*Task statement*.
Extract word for word the lines of the listing from its start to the line holding "shade_start = 97", both ends kept; pictures are not part of the copy.

*Provided material*.
- - - -
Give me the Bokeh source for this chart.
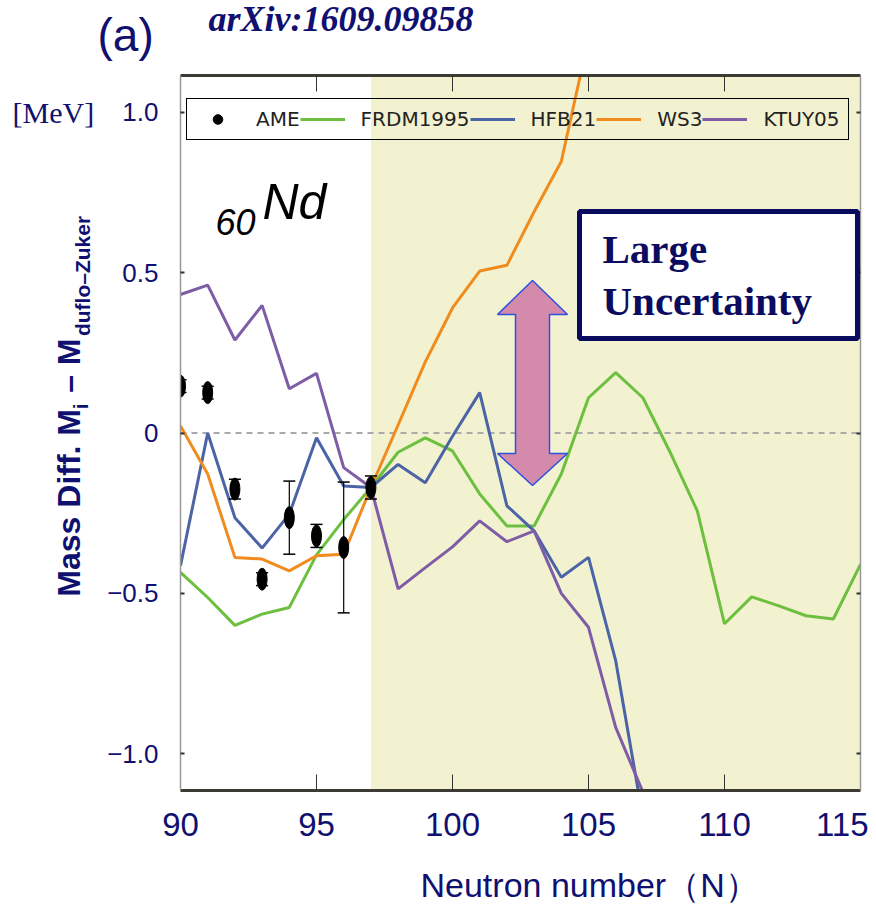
import math
from bokeh.plotting import figure
from bokeh.layouts import column, row
from bokeh.core.properties import value
from bokeh.models import (Range1d, FixedTicker, LinearAxis, BoxAnnotation, Span, Label,
                          PolyAnnotation, Legend, LegendItem)
from bokeh.embed import file_html
from bokeh.resources import INLINE

# ---------------- data ----------------
x_ticks = [90, 95, 100, 105, 110, 115]
y_ticks = [-1.0, -0.5, 0.0, 0.5, 1.0]
y_tick_labels = ["\u22121.0", "\u22120.5", "0", "0.5", "1.0"]

N_ame = [90, 91, 92, 93, 94, 95, 96, 97]
ame = [0.146, 0.126, -0.175, -0.456, -0.264, -0.321, -0.357, -0.170]
ame_err = [0.02, 0.02, 0.031, 0.02, 0.114, 0.036, 0.204, 0.036]

N_frdm = [90, 91, 92, 93, 94, 95, 96, 97, 98, 99, 100, 101, 102, 103, 104, 105,
          106, 107, 108, 109, 110, 111, 112, 113, 114, 115]
frdm = [-0.435, -0.513, -0.600, -0.565, -0.544, -0.380, -0.270, -0.170, -0.060, -0.015,
        -0.056, -0.190, -0.290, -0.290, -0.128, 0.110, 0.188, 0.110, -0.060, -0.243,
        -0.595, -0.511, -0.539, -0.570, -0.580, -0.410]

N_hfb = [90, 91, 92, 93, 94, 95, 96, 97, 98, 99, 100, 101, 102, 103, 104, 105, 106, 107]
hfb = [-0.414, 0.000, -0.264, -0.359, -0.253, -0.015, -0.165, -0.170, -0.098, -0.155,
       -0.010, 0.126, -0.227, -0.305, -0.450, -0.388, -0.710, -1.200]

N_ws3 = [90, 91, 92, 93, 94, 95, 96, 97, 98, 99, 100, 101, 102, 103, 104, 105]
ws3 = [0.022, -0.128, -0.388, -0.393, -0.430, -0.383, -0.378, -0.170, 0.025, 0.222,
       0.390, 0.505, 0.523, 0.690, 0.847, 1.230]

N_ktuy = [90, 91, 92, 93, 94, 95, 96, 97, 98, 99, 100, 101, 102, 103, 104, 105, 106, 107]
ktuy = [0.432, 0.461, 0.290, 0.398, 0.138, 0.186, -0.108, -0.170, -0.486, -0.420,
        -0.355, -0.274, -0.339, -0.305, -0.500, -0.606, -0.918, -1.120]

shade_start = 97

# ---------------- styling ----------------
NAVY = "#101070"
C_FRDM = "#6cbf3f"
C_HFB = "#4b64a6"
C_WS3 = "#f08c1e"
C_KTUY = "#7e5ca6"

X0, X1 = 90, 115
Y0, Y1 = -1.115, 1.115
L, R, T, B = 180, 860, 75, 790   # frame in page pixels

TOP_H = 68
LEFT_W = 98
MAIN_W = 770
MAIN_H = 782
BOT_H = 56
FULL_W = LEFT_W + MAIN_W
BASE_FIX = 0.37   # baseline correction (fraction of font size)


def dx(px):
    return X0 + (px - L) / (R - L) * (X1 - X0)


def dy(py):
    return Y1 - (py - T) / (B - T) * (Y1 - Y0)


def fix(pos, fs):
    return pos - BASE_FIX * fs


def blank(w, h):
    f = figure(width=w, height=h, x_range=Range1d(0, w), y_range=Range1d(0, h),
               x_axis_type=None, y_axis_type=None, output_backend="svg",
               toolbar_location=None, min_border=0, background_fill_color="white",
               border_fill_color="white")
    f.outline_line_color = None
    return f


def put(f, x, y, txt, font, size, style="normal", color=NAVY, angle=0.0):
    f.text(x=[x], y=[y], text=[txt], text_font=value(font), text_font_size=value(f"{size}px"),
           text_font_style=style, text_color=color, angle=angle,
           text_align="left", text_baseline="alphabetic")


def label(px, py, txt, font, size, style="normal", color=NAVY):
    return Label(x=dx(px), y=dy(fix(py, size)), text=txt, text_font=font,
                 text_font_style=style, text_font_size=f"{size}px", text_color=color,
                 text_align="left", text_baseline="alphabetic")


# ---------------- main plot ----------------
p = figure(width=MAIN_W, height=MAIN_H, x_range=Range1d(X0, X1), y_range=Range1d(Y0, Y1),
           output_backend="svg", toolbar_location=None,
           min_border_left=82, min_border_right=8, min_border_top=7, min_border_bottom=60,
           background_fill_color="white", border_fill_color="white")
p.outline_line_color = None
p.grid.visible = False

xa = p.xaxis[0]
xa.ticker = FixedTicker(ticks=x_ticks)
xa.major_label_text_font = "Liberation Sans"
xa.major_label_text_font_size = "33px"
xa.major_label_text_color = NAVY
xa.major_tick_in = 16
xa.major_tick_out = 0
xa.minor_tick_in = 0
xa.minor_tick_out = 0
xa.major_tick_line_color = "#333333"
xa.axis_line_width = 3
xa.axis_line_color = "#3b3b33"
xa.major_label_standoff = 22

ya = p.yaxis[0]
ya.ticker = FixedTicker(ticks=y_ticks)
ya.major_label_overrides = {t: s for t, s in zip(y_ticks, y_tick_labels)}
ya.major_label_text_font = "Liberation Sans"
ya.major_label_text_font_size = "26px"
ya.major_label_text_color = NAVY
ya.major_tick_in = 4
ya.major_tick_out = 0
ya.major_tick_line_width = 2
ya.major_tick_line_color = "#333333"
ya.minor_tick_in = 0
ya.minor_tick_out = 0
ya.axis_line_color = "#999999"
ya.axis_line_width = 1.5
ya.major_label_standoff = 22

ta = LinearAxis(ticker=FixedTicker(ticks=x_ticks))
ta.major_label_overrides = {t: "" for t in x_ticks}
ta.major_label_text_font_size = "1px"
ta.major_label_standoff = 0
ta.major_tick_in = 16
ta.major_tick_out = 0
ta.minor_tick_in = 0
ta.minor_tick_out = 0
ta.major_tick_line_color = "#333333"
ta.axis_line_width = 3
ta.axis_line_color = "#3b3b33"
p.add_layout(ta, "above")

ra = LinearAxis(ticker=FixedTicker(ticks=y_ticks))
ra.major_label_overrides = {t: "" for t in y_ticks}
ra.major_label_text_font_size = "1px"
ra.major_label_standoff = 0
ra.major_tick_in = 4
ra.major_tick_out = 0
ra.major_tick_line_width = 2
ra.major_tick_line_color = "#333333"
ra.minor_tick_in = 0
ra.minor_tick_out = 0
ra.axis_line_color = "#999999"
ra.axis_line_width = 1.5
p.add_layout(ra, "right")

p.add_layout(BoxAnnotation(left=shade_start, fill_color="#f3f2d0", fill_alpha=1.0,
                           line_color=None, level="underlay"))
p.add_layout(Span(location=0, dimension="width", line_color="#aaaaaa",
                  line_dash="6 5", line_width=2, level="underlay"))

r_frdm = p.line(N_frdm, frdm, line_color=C_FRDM, line_width=3)
r_hfb = p.line(N_hfb, hfb, line_color=C_HFB, line_width=3)
r_ws3 = p.line(N_ws3, ws3, line_color=C_WS3, line_width=3)
r_ktuy = p.line(N_ktuy, ktuy, line_color=C_KTUY, line_width=3)

lo = [v - e for v, e in zip(ame, ame_err)]
hi = [v + e for v, e in zip(ame, ame_err)]
p.segment(x0=N_ame, y0=lo, x1=N_ame, y1=hi, line_color="black", line_width=1.2)
p.scatter(N_ame, hi, marker="dash", size=12, line_color="black", line_width=1.5)
p.scatter(N_ame, lo, marker="dash", size=12, line_color="black", line_width=1.5)
r_ame = p.scatter(N_ame, ame, marker="circle", size=8, fill_color="black", line_color="black")
p.ellipse(N_ame, ame, width=10, height=22, width_units="screen", height_units="screen",
          fill_color="black", line_color="black")

legend = Legend(items=[
    LegendItem(label="AME", renderers=[r_ame]),
    LegendItem(label="FRDM1995", renderers=[r_frdm]),
    LegendItem(label="HFB21", renderers=[r_hfb]),
    LegendItem(label="WS3", renderers=[r_ws3]),
    LegendItem(label="KTUY05", renderers=[r_ktuy]),
], orientation="horizontal", location=(6, 650))
legend.label_text_font = "DejaVu Sans"
legend.label_text_font_size = "20px"
legend.label_text_color = "#222222"
legend.glyph_width = 45
legend.glyph_height = 24
legend.label_height = 24
legend.label_standoff = 16
legend.spacing = 0
legend.padding = 8
legend.margin = 0
legend.border_line_color = "black"
legend.border_line_width = 1.5
legend.border_line_alpha = 1.0
legend.background_fill_alpha = 0
p.add_layout(legend, "center")

# double arrow
xc = dx(532)
sw = dx(549) - dx(532)
hw = dx(567) - dx(532)
yt, yhb_t, yhb_b, yb = dy(280), dy(314), dy(453), dy(485)
p.add_layout(PolyAnnotation(
    xs=[xc, xc + hw, xc + sw, xc + sw, xc + hw, xc, xc - hw, xc - sw, xc - sw, xc - hw],
    ys=[yt, yhb_t, yhb_t, yhb_b, yhb_b, yb, yhb_b, yhb_b, yhb_t, yhb_t],
    fill_color="#d48aab", fill_alpha=1.0, line_color="#2c50e0", line_alpha=1.0,
    line_width=1.5))

# "Large Uncertainty" box
p.add_layout(BoxAnnotation(left=dx(579), right=dx(857), top=dy(211), bottom=dy(338),
                           fill_color="white", fill_alpha=1.0, line_color="#0a0a5e",
                           line_alpha=1.0, line_width=5))
p.add_layout(label(602, 264, "Large", "Liberation Serif", 41, "bold", "#0b0b60"))
p.add_layout(label(602, 316, "Uncertainty", "Liberation Serif", 41, "bold", "#0b0b60"))

# 60Nd
p.add_layout(label(215, 235, "60", "Liberation Sans", 36, "italic", "black"))
p.add_layout(label(262, 220, "Nd", "Liberation Sans", 50, "italic", "black"))

# ---------------- surrounding text panels ----------------
top = blank(FULL_W, TOP_H)
put(top, 97, TOP_H - fix(52, 46), "(a)", "Liberation Sans", 46)
put(top, 208, TOP_H - fix(32, 36), "arXiv:1609.09858", "Liberation Serif", 36,
    style="bold italic")

left = blank(LEFT_W, MAIN_H)
LB = TOP_H + MAIN_H   # page y of the left panel's bottom
put(left, 12, LB - fix(120, 30), "[MeV]", "Liberation Serif", 30)
YF = "Liberation Sans"
for txt, bx, py, fs in [("Mass Diff.", 80, 638, 32), ("M", 80, 462, 32),
                        ("i", 88, 433, 20), ("\u2013", 80, 415, 32),
                        ("M", 80, 385, 32), ("duflo\u2013Zuker", 90, 353, 21)]:
    put(left, fix(bx, fs), LB - py, txt, YF, fs, style="bold", angle=math.pi / 2)

bottom = blank(FULL_W, BOT_H)
BB = TOP_H + MAIN_H + BOT_H
put(bottom, 420, BB - fix(897, 34), "Neutron number\uff08N\uff09", "Liberation Sans", 34)

layout = column(top, row(left, p), bottom)
open("out.html", "w").write(file_html(layout, INLINE))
- - - -
*Written reply*.
Give me the Bokeh source for this chart.
import math
from bokeh.plotting import figure
from bokeh.layouts import column, row
from bokeh.core.properties import value
from bokeh.models import (Range1d, FixedTicker, LinearAxis, BoxAnnotation, Span, Label,
                          PolyAnnotation, Legend, LegendItem)
from bokeh.embed import file_html
from bokeh.resources import INLINE

# ---------------- data ----------------
x_ticks = [90, 95, 100, 105, 110, 115]
y_ticks = [-1.0, -0.5, 0.0, 0.5, 1.0]
y_tick_labels = ["\u22121.0", "\u22120.5", "0", "0.5", "1.0"]

N_ame = [90, 91, 92, 93, 94, 95, 96, 97]
ame = [0.146, 0.126, -0.175, -0.456, -0.264, -0.321, -0.357, -0.170]
ame_err = [0.02, 0.02, 0.031, 0.02, 0.114, 0.036, 0.204, 0.036]

N_frdm = [90, 91, 92, 93, 94, 95, 96, 97, 98, 99, 100, 101, 102, 103, 104, 105,
          106, 107, 108, 109, 110, 111, 112, 113, 114, 115]
frdm = [-0.435, -0.513, -0.600, -0.565, -0.544, -0.380, -0.270, -0.170, -0.060, -0.015,
        -0.056, -0.190, -0.290, -0.290, -0.128, 0.110, 0.188, 0.110, -0.060, -0.243,
        -0.595, -0.511, -0.539, -0.570, -0.580, -0.410]

N_hfb = [90, 91, 92, 93, 94, 95, 96, 97, 98, 99, 100, 101, 102, 103, 104, 105, 106, 107]
hfb = [-0.414, 0.000, -0.264, -0.359, -0.253, -0.015, -0.165, -0.170, -0.098, -0.155,
       -0.010, 0.126, -0.227, -0.305, -0.450, -0.388, -0.710, -1.200]

N_ws3 = [90, 91, 92, 93, 94, 95, 96, 97, 98, 99, 100, 101, 102, 103, 104, 105]
ws3 = [0.022, -0.128, -0.388, -0.393, -0.430, -0.383, -0.378, -0.170, 0.025, 0.222,
       0.390, 0.505, 0.523, 0.690, 0.847, 1.230]

N_ktuy = [90, 91, 92, 93, 94, 95, 96, 97, 98, 99, 100, 101, 102, 103, 104, 105, 106, 107]
ktuy = [0.432, 0.461, 0.290, 0.398, 0.138, 0.186, -0.108, -0.170, -0.486, -0.420,
        -0.355, -0.274, -0.339, -0.305, -0.500, -0.606, -0.918, -1.120]

shade_start = 97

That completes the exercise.